• [PROBLEM STATEMENT]: Everything from the first line of the data through the line with "import plotly.graph_objects as go" is to be echoed exactly, minus the pictures.

• [DATA]:
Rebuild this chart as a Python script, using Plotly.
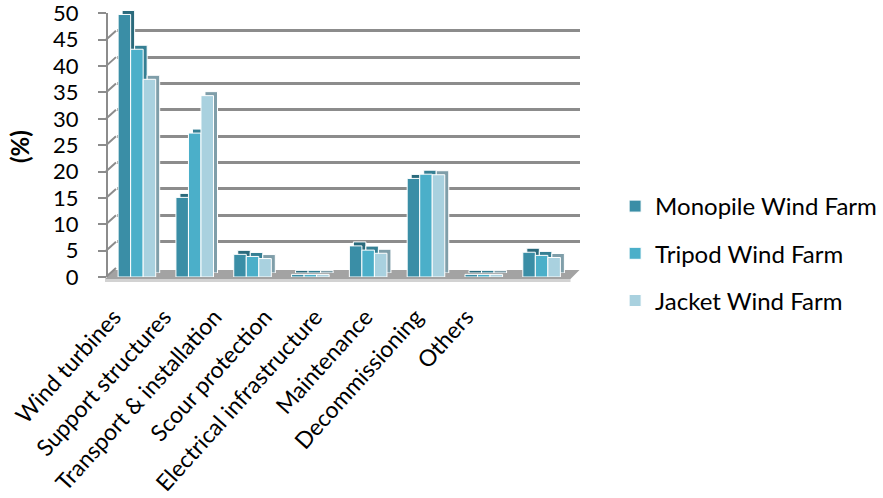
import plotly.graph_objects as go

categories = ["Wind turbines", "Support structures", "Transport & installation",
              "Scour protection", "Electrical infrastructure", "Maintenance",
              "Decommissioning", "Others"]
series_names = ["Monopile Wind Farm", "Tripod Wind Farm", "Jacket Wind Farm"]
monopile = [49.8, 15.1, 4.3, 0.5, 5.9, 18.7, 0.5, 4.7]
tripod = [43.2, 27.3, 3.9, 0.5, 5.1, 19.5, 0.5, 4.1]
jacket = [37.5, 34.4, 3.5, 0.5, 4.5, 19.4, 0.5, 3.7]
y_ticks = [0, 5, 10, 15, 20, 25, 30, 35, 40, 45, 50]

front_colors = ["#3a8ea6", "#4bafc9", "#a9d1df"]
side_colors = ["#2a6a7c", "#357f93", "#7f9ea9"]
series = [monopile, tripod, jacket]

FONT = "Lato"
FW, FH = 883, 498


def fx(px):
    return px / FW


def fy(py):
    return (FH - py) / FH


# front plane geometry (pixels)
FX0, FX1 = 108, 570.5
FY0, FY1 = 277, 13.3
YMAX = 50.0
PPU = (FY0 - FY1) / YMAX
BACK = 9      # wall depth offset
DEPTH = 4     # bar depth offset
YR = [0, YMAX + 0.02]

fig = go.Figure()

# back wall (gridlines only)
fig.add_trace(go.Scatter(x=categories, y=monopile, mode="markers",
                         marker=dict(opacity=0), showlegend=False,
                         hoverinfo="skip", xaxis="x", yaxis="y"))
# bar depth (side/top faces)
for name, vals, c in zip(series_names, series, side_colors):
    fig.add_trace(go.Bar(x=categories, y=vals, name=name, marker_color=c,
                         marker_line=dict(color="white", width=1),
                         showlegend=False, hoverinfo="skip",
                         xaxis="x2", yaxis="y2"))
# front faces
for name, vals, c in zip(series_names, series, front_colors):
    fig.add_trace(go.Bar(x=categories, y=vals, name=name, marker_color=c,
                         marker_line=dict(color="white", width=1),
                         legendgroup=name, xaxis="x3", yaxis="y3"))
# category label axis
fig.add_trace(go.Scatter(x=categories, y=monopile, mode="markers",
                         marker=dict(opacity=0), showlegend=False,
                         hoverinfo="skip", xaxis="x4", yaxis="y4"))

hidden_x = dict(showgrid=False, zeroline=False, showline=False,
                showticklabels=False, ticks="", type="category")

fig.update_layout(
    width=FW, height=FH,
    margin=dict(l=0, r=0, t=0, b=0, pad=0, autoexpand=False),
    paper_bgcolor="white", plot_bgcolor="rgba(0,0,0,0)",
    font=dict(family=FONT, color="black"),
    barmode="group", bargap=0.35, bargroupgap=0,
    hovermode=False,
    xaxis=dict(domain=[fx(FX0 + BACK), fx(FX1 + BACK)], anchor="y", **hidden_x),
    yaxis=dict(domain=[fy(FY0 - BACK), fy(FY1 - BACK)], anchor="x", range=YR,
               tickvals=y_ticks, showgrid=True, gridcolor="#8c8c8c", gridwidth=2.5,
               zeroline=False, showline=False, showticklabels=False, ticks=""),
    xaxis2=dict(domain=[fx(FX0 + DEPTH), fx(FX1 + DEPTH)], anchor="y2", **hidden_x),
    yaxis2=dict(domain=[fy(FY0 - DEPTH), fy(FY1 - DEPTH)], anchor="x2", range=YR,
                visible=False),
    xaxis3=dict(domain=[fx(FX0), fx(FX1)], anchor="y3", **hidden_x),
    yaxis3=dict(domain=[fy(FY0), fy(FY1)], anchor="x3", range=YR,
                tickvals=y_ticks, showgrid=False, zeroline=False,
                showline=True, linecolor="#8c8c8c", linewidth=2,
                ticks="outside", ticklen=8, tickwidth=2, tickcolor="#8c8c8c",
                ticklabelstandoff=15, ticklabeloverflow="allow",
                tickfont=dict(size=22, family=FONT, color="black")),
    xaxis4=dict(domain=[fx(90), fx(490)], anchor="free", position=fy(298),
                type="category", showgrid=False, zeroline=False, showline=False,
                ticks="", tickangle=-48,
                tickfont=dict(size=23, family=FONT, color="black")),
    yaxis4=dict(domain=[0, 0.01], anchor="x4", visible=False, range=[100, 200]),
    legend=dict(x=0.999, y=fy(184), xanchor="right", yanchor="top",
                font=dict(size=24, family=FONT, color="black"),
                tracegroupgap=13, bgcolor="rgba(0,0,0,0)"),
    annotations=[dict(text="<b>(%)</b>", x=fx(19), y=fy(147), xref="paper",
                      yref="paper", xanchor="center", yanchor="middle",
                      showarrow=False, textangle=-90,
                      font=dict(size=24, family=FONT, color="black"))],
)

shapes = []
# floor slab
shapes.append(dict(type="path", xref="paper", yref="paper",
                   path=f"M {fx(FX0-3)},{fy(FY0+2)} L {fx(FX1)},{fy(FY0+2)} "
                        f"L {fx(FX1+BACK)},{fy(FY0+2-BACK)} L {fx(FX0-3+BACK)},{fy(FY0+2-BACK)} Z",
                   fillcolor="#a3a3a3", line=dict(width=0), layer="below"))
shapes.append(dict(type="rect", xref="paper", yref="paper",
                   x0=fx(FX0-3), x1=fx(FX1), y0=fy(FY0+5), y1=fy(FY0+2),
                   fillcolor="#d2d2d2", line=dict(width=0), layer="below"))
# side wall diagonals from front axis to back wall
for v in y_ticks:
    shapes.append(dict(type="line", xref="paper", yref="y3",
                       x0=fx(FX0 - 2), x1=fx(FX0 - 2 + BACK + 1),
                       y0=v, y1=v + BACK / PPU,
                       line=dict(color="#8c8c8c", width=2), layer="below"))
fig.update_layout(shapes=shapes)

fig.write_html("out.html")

• [WRITTEN RESPONSE]:
Rebuild this chart as a Python script, using Plotly.
import plotly.graph_objects as go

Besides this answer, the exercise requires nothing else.